Дети трижды попадают в прошлое — разными путями. Помимо основного, реалистичного плана, в тексте также присутствует и фантастическая, эфемерная, внеземная линия, затрагивающая навь и явь и разъясняющая некие законы мироздания, баланса добра и зла. В пространстве прошлого, несмотря на транслируемый атеизм той эпохи, присутствуют и ангел, и многое иное — необъяснимое логикой генеральной линии партии.

Книга прекрасна тем, что в ней нет открытой назидательной или поучительной морали из серии «что такое хорошо и что такое плохо». Подростки и дети остаются верны своим принципам, увлечениям, и, наверное, именно благодаря этому им удаётся пересечь временной круг, совершить что-то хорошее и, «оставшись при своих», вернуться домой.

Единственное, чего, на мой взгляд, не достаёт в повести, — это некоего чудаковатого персонажа «от искусства». Ведь и таких было немало в тылу во время войны. «Тень Калмыкова» — назовём его так, — художник, способный подмечать красоту мира, не взирая на хаос и разруху. Или, скажем, смычковый квартет энтузиастов, репетирующий в промозглом ДК.

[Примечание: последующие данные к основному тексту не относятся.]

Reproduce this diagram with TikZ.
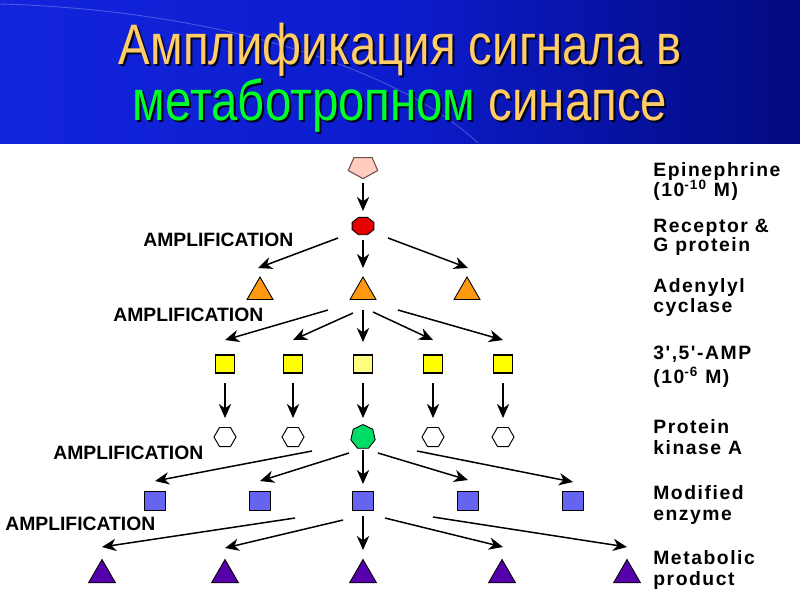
\documentclass[tikz,border=0pt]{standalone}
\usepackage{fontspec}
\setmainfont{Liberation Sans}
\newfontfamily\titlefont[FakeStretch=0.83]{Liberation Sans}
\newfontfamily\ampfont{Liberation Sans}
\newfontfamily\lblfont[LetterSpace=8]{Liberation Sans}
\usetikzlibrary{shapes.geometric,arrows.meta,calc}
\definecolor{hbA}{RGB}{25,45,235}
\definecolor{hbB}{RGB}{12,28,205}
\definecolor{hbC}{RGB}{0,6,110}
\definecolor{torange}{RGB}{255,204,102}
\definecolor{tgreen}{RGB}{0,255,40}
\definecolor{pentc}{RGB}{255,204,190}
\definecolor{pentd}{RGB}{110,80,80}
\definecolor{redc}{RGB}{230,0,0}
\definecolor{orng}{RGB}{255,153,17}
\definecolor{yel}{RGB}{255,255,0}
\definecolor{yellt}{RGB}{255,255,130}
\definecolor{grn}{RGB}{0,221,102}
\definecolor{blu}{RGB}{100,100,240}
\definecolor{purp}{RGB}{85,0,170}
\pgfdeclarehorizontalshading{hdr}{100bp}{color(0bp)=(hbA); color(50bp)=(hbB); color(80bp)=(hbC); color(100bp)=(black)}
\begin{document}
\begin{tikzpicture}[x=0.02cm,y=-0.02cm,
  arr/.style={-{Stealth[length=8pt,width=7pt,inset=2.5pt]}, line width=0.85pt},
  pent/.style={regular polygon, regular polygon sides=5, shape border rotate=180, fill=pentc, draw=pentd, line width=0.6pt, minimum size=0.62cm, inner sep=0pt, transform shape},
  oct/.style={regular polygon, regular polygon sides=8, fill=redc, draw=black, line width=0.5pt, minimum size=0.47cm, inner sep=0pt, transform shape},
  tri/.style={regular polygon, regular polygon sides=3, draw=black, line width=0.5pt, inner sep=0pt},
  otri/.style={tri, fill=orng, minimum size=0.6cm},
  ptri/.style={tri, fill=purp, minimum size=0.62cm},
  ysq/.style={rectangle, draw=black, line width=0.6pt, inner sep=0pt, fill=yel, minimum width=0.38cm, minimum height=0.36cm},
  bsq/.style={rectangle, draw=black, line width=0.6pt, inner sep=0pt, fill=blu, minimum width=0.42cm, minimum height=0.38cm},
  hex/.style={regular polygon, regular polygon sides=6, draw=black, line width=0.55pt, inner sep=0pt, minimum size=0.44cm, fill=white},
  hep/.style={regular polygon, regular polygon sides=7, draw=black, line width=0.5pt, inner sep=0pt, minimum size=0.5cm, fill=grn},
  amp/.style={anchor=west, inner sep=0pt, font=\ampfont\bfseries\fontsize{11pt}{12pt}\selectfont},
  lbl/.style={anchor=base west, inner sep=0pt, font=\lblfont\bfseries\fontsize{11pt}{12pt}\selectfont},
  ttl/.style={anchor=base, inner sep=0pt, font=\titlefont\fontsize{32.5pt}{34pt}\selectfont}
]
\useasboundingbox (0,0) rectangle (800,600);
\fill[white] (0,0) rectangle (800,600);
\shade[shading=hdr] (0,0) rectangle (800,143);
\draw[white, opacity=0.25, line width=0.5pt] (0,4) .. controls (220,10) and (400,70) .. (478,143);

% title
\node[ttl, text=black, opacity=0.85] (ts1) at (402,66) {Амплификация сигнала в};
\node[ttl, text=torange] (t1) at (400,64) {Амплификация сигнала в};
\node[ttl, text=black, opacity=0.85] (ts2) at (402,122) {метаботропном синапсе};
\node[ttl] (t2) at (400,120) {\textcolor{tgreen}{метаботропном} \textcolor{torange}{синапсе}};

% nodes
\begin{scope}[shift={(363,167)},yscale=0.75]
\node[pent] (P) at (0,0) {};
\end{scope}
\begin{scope}[shift={(363,226)},yscale=0.8]
\node[oct] (R) at (0,0) {};
\end{scope}
\node[otri] (A1) at (260,292) {};
\node[otri] (A2) at (363,292) {};
\node[otri] (A3) at (467,292) {};
\node[ysq] (Y1) at (225,364) {};
\node[ysq] (Y2) at (293,364) {};
\node[ysq, fill=yellt] (Y3) at (363,364) {};
\node[ysq] (Y4) at (433,364) {};
\node[ysq] (Y5) at (503,364) {};
\node[hex] (H1) at (225,437) {};
\node[hex] (H2) at (293,437) {};
\node[hep] (H3) at (363,437) {};
\node[hex] (H4) at (433,437) {};
\node[hex] (H5) at (503,437) {};
\node[bsq] (B1) at (155,501) {};
\node[bsq] (B2) at (260,501) {};
\node[bsq] (B3) at (363,501) {};
\node[bsq] (B4) at (468,501) {};
\node[bsq] (B5) at (573,501) {};
\node[ptri] (M1) at (102,575) {};
\node[ptri] (M2) at (225,575) {};
\node[ptri] (M3) at (363,575) {};
\node[ptri] (M4) at (502,575) {};
\node[ptri] (M5) at (627,575) {};

% arrows
\draw[arr] ($(P)+(0,16)$) -- ($(R)+(0,-15)$);
\draw[arr] ($(R)+(0,14)$) -- ($(A2)+(0,-24)$);
\draw[arr] ($(R)+(-25,12)$) -- ($(A1)+(-2,-24)$);
\draw[arr] ($(R)+(25,12)$) -- ($(A3)+(1,-24)$);
\draw[arr] ($(A2)+(-35,18)$) -- ($(Y1)+(0,-24)$);
\draw[arr] ($(A2)+(-10,21)$) -- ($(Y2)+(0,-24)$);
\draw[arr] ($(A2)+(0,18)$) -- ($(Y3)+(0,-22)$);
\draw[arr] ($(A2)+(10,20)$) -- ($(Y4)+(0,-24)$);
\draw[arr] ($(A2)+(35,18)$) -- ($(Y5)+(0,-24)$);
\foreach \i in {1,...,5}{
  \draw[arr] ($(Y\i)+(0,19)$) -- ($(H\i)+(0,-19)$);
}
\draw[arr] ($(H3)+(-51,14)$) -- ($(B1)+(0,-20)$);
\draw[arr] ($(H3)+(-14,16)$) -- ($(B2)+(0,-20)$);
\draw[arr] ($(H3)+(0,13)$) -- ($(B3)+(0,-17)$);
\draw[arr] ($(H3)+(15,16)$) -- ($(B4)+(0,-21)$);
\draw[arr] ($(H3)+(54,14)$) -- ($(B5)+(0,-19)$);
\draw[arr] ($(B3)+(-68,17)$) -- ($(M1)+(0,-28)$);
\draw[arr] ($(B3)+(-20,19)$) -- ($(M2)+(0,-27)$);
\draw[arr] ($(B3)+(0,15)$) -- ($(M3)+(0,-25)$);
\draw[arr] ($(B3)+(22,17)$) -- ($(M4)+(1,-28)$);
\draw[arr] ($(B3)+(70,16)$) -- ($(M5)+(0,-28)$);

% amplification labels
\node[amp] (L1) at (143,240) {AMPLIFICATION};
\node[amp] (L2) at (113,315) {AMPLIFICATION};
\node[amp] (L3) at (53,453) {AMPLIFICATION};
\node[amp] (L4) at (5,524) {AMPLIFICATION};

% right labels
\node[lbl] (e1) at (653,176) {Epinephrine};
\node[lbl] (e2) at (653,196) {(10\textsuperscript{-10} M)};
\node[lbl] (r1) at (653,232) {Receptor \&};
\node[lbl] (r2) at (653,251) {G protein};
\node[lbl] (c1) at (653,292) {Adenylyl};
\node[lbl] (c2) at (653,312) {cyclase};
\node[lbl] (m1) at (653,359) {3',5'-AMP};
\node[lbl] (m2) at (653,383) {(10\textsuperscript{-6} M)};
\node[lbl] (k1) at (653,433) {Protein};
\node[lbl] (k2) at (653,454) {kinase A};
\node[lbl] (z1) at (653,499) {Modified};
\node[lbl] (z2) at (653,520) {enzyme};
\node[lbl] (p1) at (653,564) {Metabolic};
\node[lbl] (p2) at (653,585) {product};
\end{tikzpicture}
\end{document}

Повесть о том, что нельзя забывать, была прочитана за два вечера. Завершая финальную главу, я прищурилась и заметила девочку-подростка. Она лукаво подмигнула, помахала рукой — и растворилась в проёме балконной двери. Наверное, вернётся — в мае — и мы с ней вместе будем слушать песни Победы.

А мой сын прочтёт хорошую, нужную книгу о непростых годах, которые довелось пережить его сверстникам.

Анастасия Кириенко

Анастасия Кириенко — выпускница факультета романо-германской филологии (бакалавриат). Имеет степень магистра — «русский язык и литература». В данный момент обучается в докторантуре и пишет диссертацию. Выпускница семинаров прозы и детской литературы Елены Клепиковой, Ксении Рогожниковой и Юрия Серебрянского. Публиковалась в журнале «Твоя подруга», в альманахе «Литературная Алма-Ата», в сборниках выпускников ОЛША «Большая перемена» и «Дорога без конца», в интернет-журнале «Автограф», в «Иллюстрированном путеводителе по смыслам Алматы», в журнале Esquire Kazakhstan, а также в журнале Цюрихского Университета Slavicum Press, имеет также публикации литературоведческих статьей в научных сборниках.